We present new and accurate measurements of the cosmic distance–redshift relation, spanning 0.2 < z < 1, using the topology of large-scale structure as a cosmological standard ruler. Our results derive from an analysis of the Minkowski functionals of the density field traced by the WiggleZ Dark Energy Survey. The Minkowski functionals are a set of statistics which completely describe the topological nature of each isodensity surface within the field, as a function of the density value. Given the shape of the underlying matter power spectrum, measured by fluctuations in the cosmic microwave background radiation, the expected amplitudes of the Minkowski functionals are specified as an excursion set of a Gaussian random field, with minimal non-Gaussian corrections for the smoothing scales ≥10 h−1 Mpc considered in this analysis. The measured amplitudes then determine the cosmic distance DV(z), which we obtain with 3–7 per cent accuracies in six independent redshift slices, with the standard ruler originating in the known curvature of the model power spectrum at the smoothing scale. We introduce a new method for correcting the topological statistics for the sparse-sampling of the density field by the galaxy tracers, and validate our overall methodology using mock catalogues from N-body simulations.
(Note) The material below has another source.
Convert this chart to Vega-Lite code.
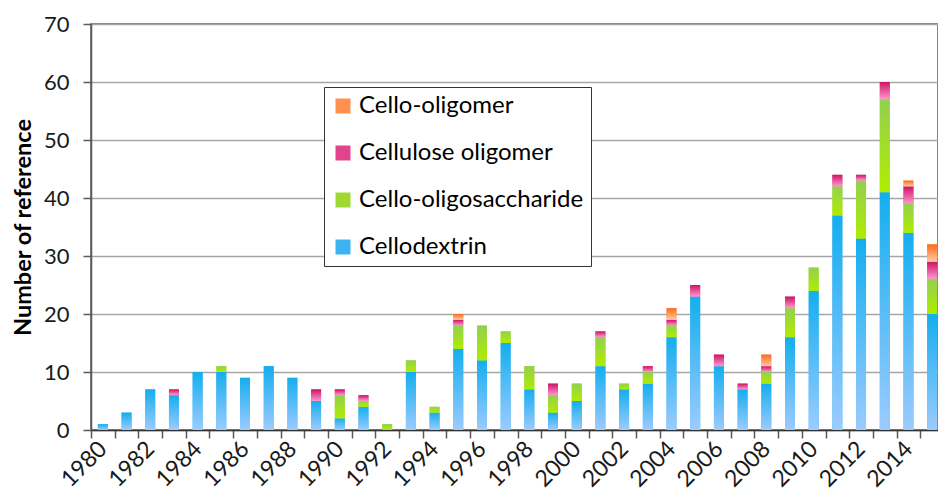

Our distance measurements are consistent with standard models which describe the cosmic expansion history, and with previous analyses of baryon acoustic oscillations (BAOs) detected by the WiggleZ Survey, with the topological results yielding a higher distance precision by a factor of 2. However, the full redshift-space power-spectrum shape is required to recover the topological distances, in contrast to the preferred length scale imprinted by BAOs, which is determined by simpler physics.